● **Available data**:
■ ■ ■ ■ ■ ■ ■

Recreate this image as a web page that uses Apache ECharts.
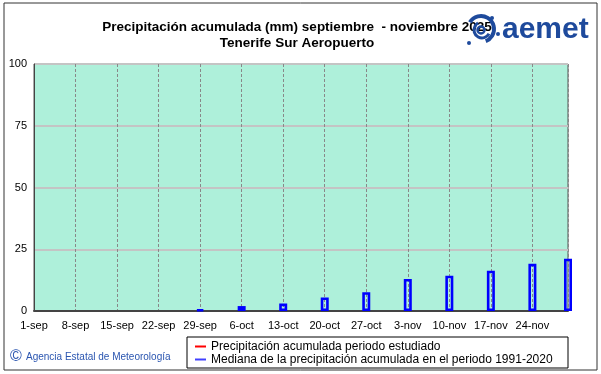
<!DOCTYPE html>
<html>
<head>
<meta charset="utf-8">
<script src="https://cdn.jsdelivr.net/npm/echarts@6/dist/echarts.min.js"></script>
<style>
html,body{margin:0;padding:0;background:#fff;}
#chart{width:601px;height:374px;}
</style>
</head>
<body>
<div id="chart"></div>
<script>
// ---- data ----
var tickLabels = ['1-sep','8-sep','15-sep','22-sep','29-sep','6-oct','13-oct','20-oct','27-oct','3-nov','10-nov','17-nov','24-nov'];
var barDays = [28, 35, 42, 49, 56, 63, 70, 77, 84, 90]; // days since 1-sep
var medianValues = [0.6, 2.0, 3.0, 5.5, 7.6, 13.0, 14.3, 16.3, 19.1, 21.2];
var studiedValues = [];
var yTicks = [0, 25, 50, 75, 100];

var titleText = 'Precipitación acumulada (mm) septiembre  - noviembre 2025';
var subTitleText = 'Tenerife Sur Aeropuerto';
var nameStudied = 'Precipitación acumulada periodo estudiado';
var nameMedian = 'Mediana de la precipitación acumulada en el periodo 1991-2020';

var font = '"Liberation Sans", Arial, sans-serif';
var blue = '#1e4a9c';

var chart = echarts.init(document.getElementById('chart'), null, {renderer: 'canvas'});

var medianData = barDays.map(function (d, i) { return [d, medianValues[i]]; });

chart.setOption({
  animation: false,
  backgroundColor: '#ffffff',
  grid: {
    left: 34, right: 33, top: 64, bottom: 63,
    show: true,
    backgroundColor: '#aef0da',
    borderColor: '#555',
    borderWidth: 1
  },
  legend: {
    orient: 'vertical',
    left: 195,
    top: 340,
    itemWidth: 11,
    itemHeight: 2,
    itemGap: 0,
    padding: 0,
    textStyle: {fontFamily: font, fontSize: 12, color: '#000', lineHeight: 13},
    data: [
      {name: nameStudied, icon: 'rect', itemStyle: {color: '#ff0000', borderWidth: 0}},
      {name: nameMedian, icon: 'rect', itemStyle: {color: '#4040ff', borderWidth: 0}}
    ],
    selectedMode: false
  },
  xAxis: {
    type: 'value',
    min: 0,
    max: 90,
    interval: 7,
    axisLine: {show: true, lineStyle: {color: '#444', width: 2}},
    axisTick: {show: false},
    axisLabel: {
      fontFamily: font, fontSize: 11, color: '#000', margin: 9,
      showMaxLabel: false,
      formatter: function (v) { return (v % 7 === 0 && tickLabels[v / 7]) ? tickLabels[v / 7] : ''; }
    },
    splitLine: {show: true, lineStyle: {color: '#888', width: 1, type: [3, 2]}}
  },
  yAxis: {
    type: 'value',
    min: yTicks[0],
    max: yTicks[yTicks.length - 1],
    interval: 25,
    axisLine: {show: true, lineStyle: {color: '#444', width: 1}},
    axisTick: {show: false},
    axisLabel: {fontFamily: font, fontSize: 11, color: '#000', margin: 7},
    splitLine: {show: true, lineStyle: {color: '#c4c4c4', width: 2}}
  },
  series: [
    {
      name: nameStudied,
      type: 'line',
      data: studiedValues,
      showSymbol: false,
      lineStyle: {color: '#ff0000', width: 1},
      itemStyle: {color: '#ff0000'}
    },
    {
      name: nameMedian,
      type: 'bar',
      data: medianData,
      barWidth: 8,
      itemStyle: {color: 'rgba(0,0,0,0)', borderColor: '#0000ff', borderWidth: 2.6}
    }
  ],
  graphic: [
    {type: 'rect', shape: {x: 4, y: 3, width: 593, height: 367}, style: {fill: 'none', stroke: '#333', lineWidth: 1}, z: -10, silent: true},
    {type: 'rect', shape: {x: 187, y: 337, width: 381, height: 31}, style: {fill: '#fff', stroke: '#000', lineWidth: 1}, z: -5, silent: true},
    {type: 'text', x: 297, y: 27.6, style: {text: titleText, font: 'bold 13.5px ' + font, fill: '#000', align: 'center', verticalAlign: 'middle'}},
    {type: 'text', x: 297, y: 43.6, style: {text: subTitleText, font: 'bold 13.5px ' + font, fill: '#000', align: 'center', verticalAlign: 'middle'}},
    {type: 'text', x: 10, y: 357, style: {text: '©', font: '16px ' + font, fill: '#2a55b0', verticalAlign: 'middle'}},
    {type: 'text', x: 26, y: 357, style: {text: 'Agencia Estatal de Meteorología', font: '10px ' + font, fill: '#2a55b0', verticalAlign: 'middle'}},
    // logo swirl
    {type: 'arc', shape: {cx: 481, cy: 29, r: 13, startAngle: -2.6, endAngle: 1.2}, style: {stroke: blue, lineWidth: 4, fill: 'none'}},
    {type: 'arc', shape: {cx: 482, cy: 30, r: 8, startAngle: 0.5, endAngle: 4.2}, style: {stroke: blue, lineWidth: 3, fill: 'none'}},
    {type: 'arc', shape: {cx: 481, cy: 30, r: 3.5, startAngle: 0, endAngle: 6.28}, style: {stroke: blue, lineWidth: 2.5, fill: 'none'}},
    {type: 'circle', shape: {cx: 469, cy: 43, r: 2}, style: {fill: blue}},
    {type: 'circle', shape: {cx: 498, cy: 34, r: 2}, style: {fill: blue}},
    {type: 'circle', shape: {cx: 492, cy: 18, r: 2}, style: {fill: blue}},
    {type: 'text', x: 502, y: 30, style: {text: 'aemet', font: 'bold 30px ' + font, fill: blue, verticalAlign: 'middle'}}
  ]
});
</script>
</body>
</html>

■ ■ ■ ■ ■ ■ ■

● **To do**: Copy every line of the data word for word, omitting the images.

● **Output**:
Recreate this image as a web page that uses Apache ECharts.
<!DOCTYPE html>
<html>
<head>
<meta charset="utf-8">
<script src="https://cdn.jsdelivr.net/npm/echarts@6/dist/echarts.min.js"></script>
<style>
html,body{margin:0;padding:0;background:#fff;}
#chart{width:601px;height:374px;}
</style>
</head>
<body>
<div id="chart"></div>
<script>
// ---- data ----
var tickLabels = ['1-sep','8-sep','15-sep','22-sep','29-sep','6-oct','13-oct','20-oct','27-oct','3-nov','10-nov','17-nov','24-nov'];
var barDays = [28, 35, 42, 49, 56, 63, 70, 77, 84, 90]; // days since 1-sep
var medianValues = [0.6, 2.0, 3.0, 5.5, 7.6, 13.0, 14.3, 16.3, 19.1, 21.2];
var studiedValues = [];
var yTicks = [0, 25, 50, 75, 100];

var titleText = 'Precipitación acumulada (mm) septiembre  - noviembre 2025';
var subTitleText = 'Tenerife Sur Aeropuerto';
var nameStudied = 'Precipitación acumulada periodo estudiado';
var nameMedian = 'Mediana de la precipitación acumulada en el periodo 1991-2020';

var font = '"Liberation Sans", Arial, sans-serif';
var blue = '#1e4a9c';

var chart = echarts.init(document.getElementById('chart'), null, {renderer: 'canvas'});

var medianData = barDays.map(function (d, i) { return [d, medianValues[i]]; });

chart.setOption({
  animation: false,
  backgroundColor: '#ffffff',
  grid: {
    left: 34, right: 33, top: 64, bottom: 63,
    show: true,
    backgroundColor: '#aef0da',
    borderColor: '#555',
    borderWidth: 1
  },
  legend: {
    orient: 'vertical',
    left: 195,
    top: 340,
    itemWidth: 11,
    itemHeight: 2,
    itemGap: 0,
    padding: 0,
    textStyle: {fontFamily: font, fontSize: 12, color: '#000', lineHeight: 13},
    data: [
      {name: nameStudied, icon: 'rect', itemStyle: {color: '#ff0000', borderWidth: 0}},
      {name: nameMedian, icon: 'rect', itemStyle: {color: '#4040ff', borderWidth: 0}}
    ],
    selectedMode: false
  },
  xAxis: {
    type: 'value',
    min: 0,
    max: 90,
    interval: 7,
    axisLine: {show: true, lineStyle: {color: '#444', width: 2}},
    axisTick: {show: false},
    axisLabel: {
      fontFamily: font, fontSize: 11, color: '#000', margin: 9,
      showMaxLabel: false,
      formatter: function (v) { return (v % 7 === 0 && tickLabels[v / 7]) ? tickLabels[v / 7] : ''; }
    },
    splitLine: {show: true, lineStyle: {color: '#888', width: 1, type: [3, 2]}}
  },
  yAxis: {
    type: 'value',
    min: yTicks[0],
    max: yTicks[yTicks.length - 1],
    interval: 25,
    axisLine: {show: true, lineStyle: {color: '#444', width: 1}},
    axisTick: {show: false},
    axisLabel: {fontFamily: font, fontSize: 11, color: '#000', margin: 7},
    splitLine: {show: true, lineStyle: {color: '#c4c4c4', width: 2}}
  },
  series: [
    {
      name: nameStudied,
      type: 'line',
      data: studiedValues,
      showSymbol: false,
      lineStyle: {color: '#ff0000', width: 1},
      itemStyle: {color: '#ff0000'}
    },
    {
      name: nameMedian,
      type: 'bar',
      data: medianData,
      barWidth: 8,
      itemStyle: {color: 'rgba(0,0,0,0)', borderColor: '#0000ff', borderWidth: 2.6}
    }
  ],
  graphic: [
    {type: 'rect', shape: {x: 4, y: 3, width: 593, height: 367}, style: {fill: 'none', stroke: '#333', lineWidth: 1}, z: -10, silent: true},
    {type: 'rect', shape: {x: 187, y: 337, width: 381, height: 31}, style: {fill: '#fff', stroke: '#000', lineWidth: 1}, z: -5, silent: true},
    {type: 'text', x: 297, y: 27.6, style: {text: titleText, font: 'bold 13.5px ' + font, fill: '#000', align: 'center', verticalAlign: 'middle'}},
    {type: 'text', x: 297, y: 43.6, style: {text: subTitleText, font: 'bold 13.5px ' + font, fill: '#000', align: 'center', verticalAlign: 'middle'}},
    {type: 'text', x: 10, y: 357, style: {text: '©', font: '16px ' + font, fill: '#2a55b0', verticalAlign: 'middle'}},
    {type: 'text', x: 26, y: 357, style: {text: 'Agencia Estatal de Meteorología', font: '10px ' + font, fill: '#2a55b0', verticalAlign: 'middle'}},
    // logo swirl
    {type: 'arc', shape: {cx: 481, cy: 29, r: 13, startAngle: -2.6, endAngle: 1.2}, style: {stroke: blue, lineWidth: 4, fill: 'none'}},
    {type: 'arc', shape: {cx: 482, cy: 30, r: 8, startAngle: 0.5, endAngle: 4.2}, style: {stroke: blue, lineWidth: 3, fill: 'none'}},
    {type: 'arc', shape: {cx: 481, cy: 30, r: 3.5, startAngle: 0, endAngle: 6.28}, style: {stroke: blue, lineWidth: 2.5, fill: 'none'}},
    {type: 'circle', shape: {cx: 469, cy: 43, r: 2}, style: {fill: blue}},
    {type: 'circle', shape: {cx: 498, cy: 34, r: 2}, style: {fill: blue}},
    {type: 'circle', shape: {cx: 492, cy: 18, r: 2}, style: {fill: blue}},
    {type: 'text', x: 502, y: 30, style: {text: 'aemet', font: 'bold 30px ' + font, fill: blue, verticalAlign: 'middle'}}
  ]
});
</script>
</body>
</html>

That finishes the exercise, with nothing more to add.